■ **SET PROBLEM**
Gather all lines in the entries below that include the word "diagram".

■ **DATA FOR THIS EXERCISE**
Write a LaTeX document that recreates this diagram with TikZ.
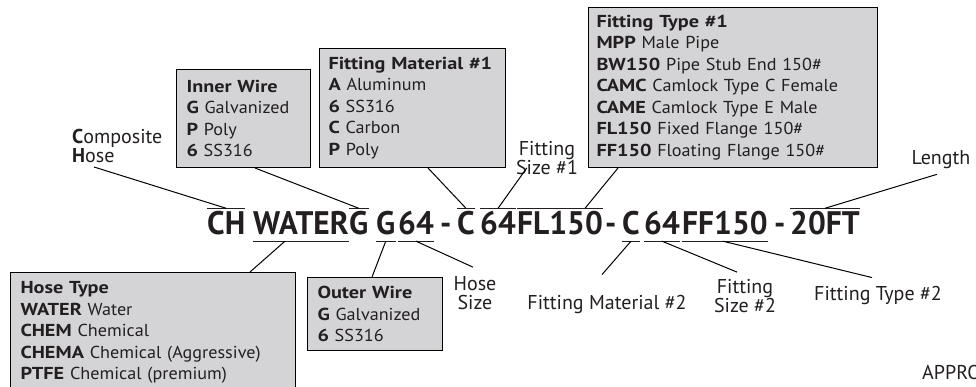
==
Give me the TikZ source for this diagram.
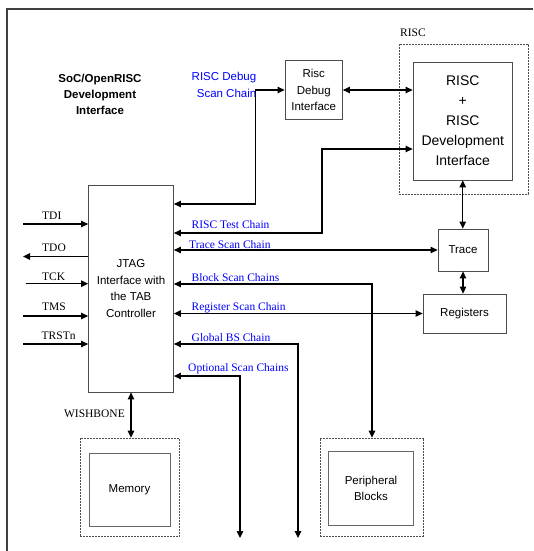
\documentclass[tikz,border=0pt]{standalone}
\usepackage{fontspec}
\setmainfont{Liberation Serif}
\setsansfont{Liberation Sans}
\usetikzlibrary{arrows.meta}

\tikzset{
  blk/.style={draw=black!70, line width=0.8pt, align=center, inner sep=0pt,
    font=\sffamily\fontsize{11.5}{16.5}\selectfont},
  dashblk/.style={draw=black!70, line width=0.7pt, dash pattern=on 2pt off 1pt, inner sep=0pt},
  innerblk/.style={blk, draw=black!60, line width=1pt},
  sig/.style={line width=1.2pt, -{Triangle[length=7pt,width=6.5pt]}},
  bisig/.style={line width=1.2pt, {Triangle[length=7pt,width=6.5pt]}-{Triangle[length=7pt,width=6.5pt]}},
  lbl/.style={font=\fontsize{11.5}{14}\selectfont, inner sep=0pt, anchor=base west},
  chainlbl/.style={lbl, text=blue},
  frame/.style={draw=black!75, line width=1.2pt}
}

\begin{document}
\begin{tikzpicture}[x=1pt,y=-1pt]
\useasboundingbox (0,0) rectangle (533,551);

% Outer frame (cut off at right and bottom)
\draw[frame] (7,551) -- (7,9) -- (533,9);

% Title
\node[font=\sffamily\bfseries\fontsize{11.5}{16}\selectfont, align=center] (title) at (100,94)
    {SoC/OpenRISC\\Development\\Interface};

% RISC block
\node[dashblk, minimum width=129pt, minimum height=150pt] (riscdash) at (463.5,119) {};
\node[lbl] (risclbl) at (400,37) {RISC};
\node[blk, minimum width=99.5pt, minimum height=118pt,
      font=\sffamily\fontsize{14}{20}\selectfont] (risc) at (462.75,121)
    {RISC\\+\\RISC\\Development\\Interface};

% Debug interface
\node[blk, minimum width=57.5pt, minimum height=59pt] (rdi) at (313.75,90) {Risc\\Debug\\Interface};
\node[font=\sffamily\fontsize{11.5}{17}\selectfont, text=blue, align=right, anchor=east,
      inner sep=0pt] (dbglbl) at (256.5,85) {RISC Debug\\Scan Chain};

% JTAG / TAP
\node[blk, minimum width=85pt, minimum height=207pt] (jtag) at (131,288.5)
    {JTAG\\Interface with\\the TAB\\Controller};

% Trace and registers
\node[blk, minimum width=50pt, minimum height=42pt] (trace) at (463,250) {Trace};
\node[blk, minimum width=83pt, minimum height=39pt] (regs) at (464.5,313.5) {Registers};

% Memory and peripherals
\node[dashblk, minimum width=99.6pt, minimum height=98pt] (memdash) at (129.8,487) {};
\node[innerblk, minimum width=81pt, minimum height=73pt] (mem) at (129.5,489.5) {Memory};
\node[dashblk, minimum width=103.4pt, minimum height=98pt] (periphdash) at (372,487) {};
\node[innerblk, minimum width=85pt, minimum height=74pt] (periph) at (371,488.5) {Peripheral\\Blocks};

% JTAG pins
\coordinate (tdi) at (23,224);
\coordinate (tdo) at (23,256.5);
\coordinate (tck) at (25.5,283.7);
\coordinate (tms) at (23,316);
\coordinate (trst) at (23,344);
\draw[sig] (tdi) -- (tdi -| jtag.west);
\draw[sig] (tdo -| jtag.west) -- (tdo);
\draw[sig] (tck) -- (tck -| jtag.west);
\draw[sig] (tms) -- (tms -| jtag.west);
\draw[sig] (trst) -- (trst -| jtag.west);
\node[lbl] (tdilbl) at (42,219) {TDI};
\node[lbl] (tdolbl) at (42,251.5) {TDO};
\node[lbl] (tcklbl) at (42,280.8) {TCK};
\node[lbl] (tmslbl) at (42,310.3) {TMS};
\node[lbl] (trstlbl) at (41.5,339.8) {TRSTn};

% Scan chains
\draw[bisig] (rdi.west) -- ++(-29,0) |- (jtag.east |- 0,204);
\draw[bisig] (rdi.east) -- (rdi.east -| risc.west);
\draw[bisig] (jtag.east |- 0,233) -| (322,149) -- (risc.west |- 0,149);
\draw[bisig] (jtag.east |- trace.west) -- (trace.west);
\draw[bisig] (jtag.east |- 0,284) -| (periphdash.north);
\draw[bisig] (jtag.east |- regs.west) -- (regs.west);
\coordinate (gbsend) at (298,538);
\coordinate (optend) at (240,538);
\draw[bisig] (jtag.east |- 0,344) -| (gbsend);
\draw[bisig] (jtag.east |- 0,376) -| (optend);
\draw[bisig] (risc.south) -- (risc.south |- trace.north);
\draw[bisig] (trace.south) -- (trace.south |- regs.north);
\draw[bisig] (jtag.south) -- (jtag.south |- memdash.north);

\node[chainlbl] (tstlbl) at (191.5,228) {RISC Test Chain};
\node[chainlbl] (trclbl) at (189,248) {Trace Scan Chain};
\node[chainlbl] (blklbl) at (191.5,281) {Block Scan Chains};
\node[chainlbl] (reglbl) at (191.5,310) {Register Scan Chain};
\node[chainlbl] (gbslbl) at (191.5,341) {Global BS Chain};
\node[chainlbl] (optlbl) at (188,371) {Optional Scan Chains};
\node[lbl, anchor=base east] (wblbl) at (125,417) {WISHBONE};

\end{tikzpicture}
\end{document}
==
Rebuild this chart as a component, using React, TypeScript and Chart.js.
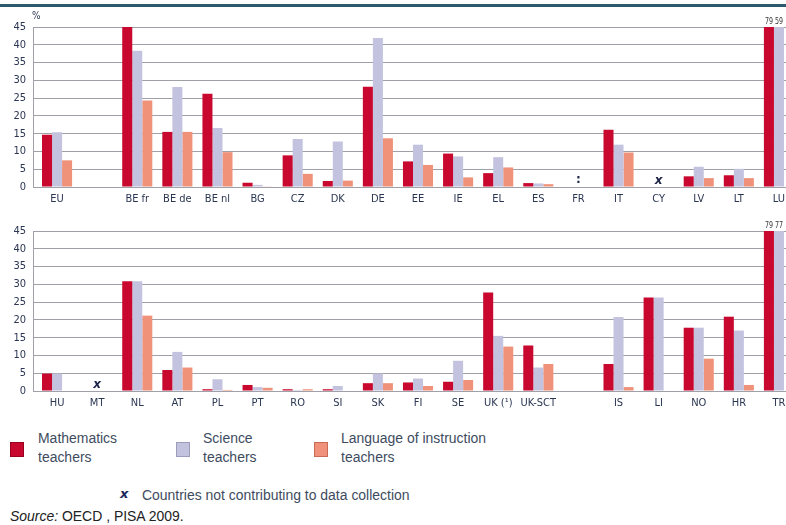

■ **WRITTEN RESPONSE**
Write a LaTeX document that recreates this diagram with TikZ.
Give me the TikZ source for this diagram.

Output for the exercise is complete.